The best use of authority is to share it.

In previous posts, I've shown how the story of Korach contains a lot more than a challenge to authority and the way the challengers are punished.  When we read it with enough attention, Korach gives us encouragement to pay attention to rebels and dissenters.  They can "speak with authority"--meaning two things: they can speak to the recognized leaders as peers, and they can speak like someone who knows what they're talking about, someone to whom we should pay attention.

How do we make sure that challenging voices are heard?  Partly, of course, by our own commitment as individuals to listen to what bothers us most.  Partly, as Jews, by an understanding of what I have called our "heckling tradition", in which it's possible to be reverent in a most irreverent way...and in which minority opinions (like those of Shammai in his famous disputes with Hillel) can also be "the words of the living God."

It takes more than a moral commitment to include dissenters, however.  To be sure we won't do what's convenient instead of what's right--shut people out instead of listening to them--we need institutions that force us to do the right thing.

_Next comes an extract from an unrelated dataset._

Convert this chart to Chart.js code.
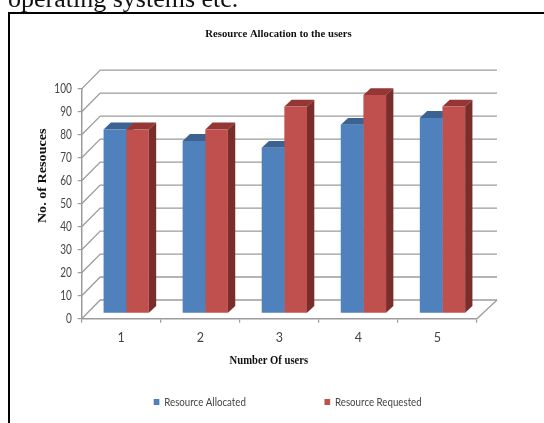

In the history of the Zionist movement, people knew this.  They also understood that they could not afford permanently to alienate other factions, no matter how bitterly they disputed.  They wrote rules for making decisions that gave a voice to groups from all over the world and all over the political spectrum.  We can see the influence of these rules in the Israeli Knesset today.  True, a small faction can hold up proceedings, or exercise power disproportionate to its size.  That is the price you pay for making sure they are not shut out altogether.

Groups can also operate either by consensus, by near-consensus, or by voting rules that recognize the outsized interest a group can have in an issue that touches its members more closely than anyone else.  Think what a difference it would make if legislation about women's health, including reproductive rights, had to get a majority of the women in Congress in order to pass!

We can (and should!) debate the exact nature of the institutions.  What we can learn from Parshat Korach, in the end, is that when a large part of the population feels excluded from the political process, things will end in violence.  It is not up to God to prevent or to punish these outbreaks.  It is the responsibility of those in power to make them unnecessary.